### [DATA SECTION]

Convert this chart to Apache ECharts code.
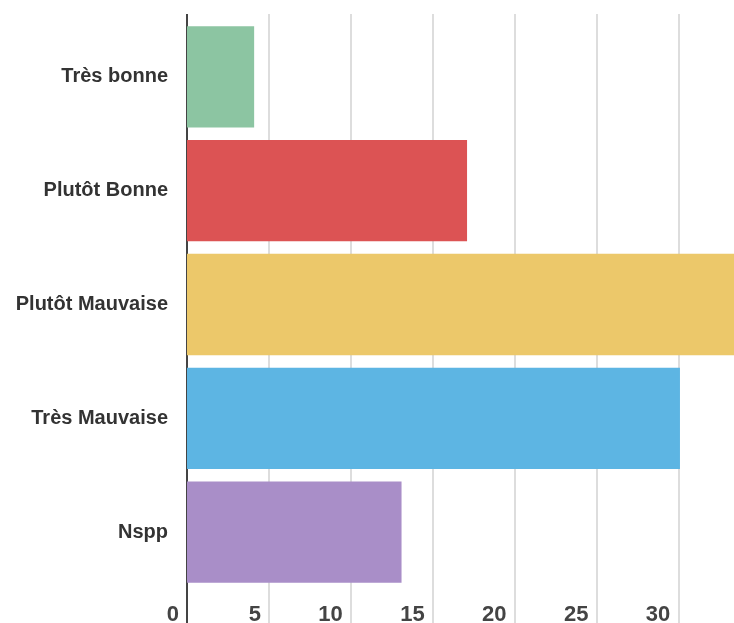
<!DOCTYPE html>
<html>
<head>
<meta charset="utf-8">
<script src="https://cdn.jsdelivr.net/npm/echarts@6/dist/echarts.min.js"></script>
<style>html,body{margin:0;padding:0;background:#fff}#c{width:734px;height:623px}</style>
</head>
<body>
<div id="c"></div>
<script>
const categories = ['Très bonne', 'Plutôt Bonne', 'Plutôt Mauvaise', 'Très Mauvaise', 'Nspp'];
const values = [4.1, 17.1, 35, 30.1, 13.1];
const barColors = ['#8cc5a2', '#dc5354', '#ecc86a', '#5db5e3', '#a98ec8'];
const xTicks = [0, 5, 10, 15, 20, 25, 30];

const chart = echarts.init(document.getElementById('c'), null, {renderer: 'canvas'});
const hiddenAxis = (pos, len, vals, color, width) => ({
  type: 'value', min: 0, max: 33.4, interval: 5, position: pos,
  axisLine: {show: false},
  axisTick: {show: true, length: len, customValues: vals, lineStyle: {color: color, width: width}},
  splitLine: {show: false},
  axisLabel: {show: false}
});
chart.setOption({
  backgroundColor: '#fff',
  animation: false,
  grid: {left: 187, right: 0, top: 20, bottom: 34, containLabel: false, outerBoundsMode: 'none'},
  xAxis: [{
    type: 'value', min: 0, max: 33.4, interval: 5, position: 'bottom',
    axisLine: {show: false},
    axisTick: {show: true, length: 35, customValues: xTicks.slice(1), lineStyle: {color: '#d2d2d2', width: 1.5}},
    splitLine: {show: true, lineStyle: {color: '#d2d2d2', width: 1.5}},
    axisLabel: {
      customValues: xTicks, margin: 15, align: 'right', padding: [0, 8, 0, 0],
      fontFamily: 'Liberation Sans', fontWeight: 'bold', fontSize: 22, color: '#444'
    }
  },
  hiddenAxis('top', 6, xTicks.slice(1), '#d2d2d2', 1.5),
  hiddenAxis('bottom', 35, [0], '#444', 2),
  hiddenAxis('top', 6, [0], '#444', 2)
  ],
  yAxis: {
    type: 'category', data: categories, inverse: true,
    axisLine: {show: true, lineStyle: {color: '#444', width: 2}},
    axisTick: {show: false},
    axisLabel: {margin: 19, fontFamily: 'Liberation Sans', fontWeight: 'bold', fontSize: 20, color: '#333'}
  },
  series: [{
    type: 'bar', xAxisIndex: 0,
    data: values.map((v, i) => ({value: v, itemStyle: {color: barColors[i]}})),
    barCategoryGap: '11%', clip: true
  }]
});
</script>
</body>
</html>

### [INSTRUCTIONS TO FOLLOW]
Copy all the data exactly as written, but skip any picture.

### [ANSWER TO THIS PROBLEM]
Convert this chart to Apache ECharts code.
<!DOCTYPE html>
<html>
<head>
<meta charset="utf-8">
<script src="https://cdn.jsdelivr.net/npm/echarts@6/dist/echarts.min.js"></script>
<style>html,body{margin:0;padding:0;background:#fff}#c{width:734px;height:623px}</style>
</head>
<body>
<div id="c"></div>
<script>
const categories = ['Très bonne', 'Plutôt Bonne', 'Plutôt Mauvaise', 'Très Mauvaise', 'Nspp'];
const values = [4.1, 17.1, 35, 30.1, 13.1];
const barColors = ['#8cc5a2', '#dc5354', '#ecc86a', '#5db5e3', '#a98ec8'];
const xTicks = [0, 5, 10, 15, 20, 25, 30];

const chart = echarts.init(document.getElementById('c'), null, {renderer: 'canvas'});
const hiddenAxis = (pos, len, vals, color, width) => ({
  type: 'value', min: 0, max: 33.4, interval: 5, position: pos,
  axisLine: {show: false},
  axisTick: {show: true, length: len, customValues: vals, lineStyle: {color: color, width: width}},
  splitLine: {show: false},
  axisLabel: {show: false}
});
chart.setOption({
  backgroundColor: '#fff',
  animation: false,
  grid: {left: 187, right: 0, top: 20, bottom: 34, containLabel: false, outerBoundsMode: 'none'},
  xAxis: [{
    type: 'value', min: 0, max: 33.4, interval: 5, position: 'bottom',
    axisLine: {show: false},
    axisTick: {show: true, length: 35, customValues: xTicks.slice(1), lineStyle: {color: '#d2d2d2', width: 1.5}},
    splitLine: {show: true, lineStyle: {color: '#d2d2d2', width: 1.5}},
    axisLabel: {
      customValues: xTicks, margin: 15, align: 'right', padding: [0, 8, 0, 0],
      fontFamily: 'Liberation Sans', fontWeight: 'bold', fontSize: 22, color: '#444'
    }
  },
  hiddenAxis('top', 6, xTicks.slice(1), '#d2d2d2', 1.5),
  hiddenAxis('bottom', 35, [0], '#444', 2),
  hiddenAxis('top', 6, [0], '#444', 2)
  ],
  yAxis: {
    type: 'category', data: categories, inverse: true,
    axisLine: {show: true, lineStyle: {color: '#444', width: 2}},
    axisTick: {show: false},
    axisLabel: {margin: 19, fontFamily: 'Liberation Sans', fontWeight: 'bold', fontSize: 20, color: '#333'}
  },
  series: [{
    type: 'bar', xAxisIndex: 0,
    data: values.map((v, i) => ({value: v, itemStyle: {color: barColors[i]}})),
    barCategoryGap: '11%', clip: true
  }]
});
</script>
</body>
</html>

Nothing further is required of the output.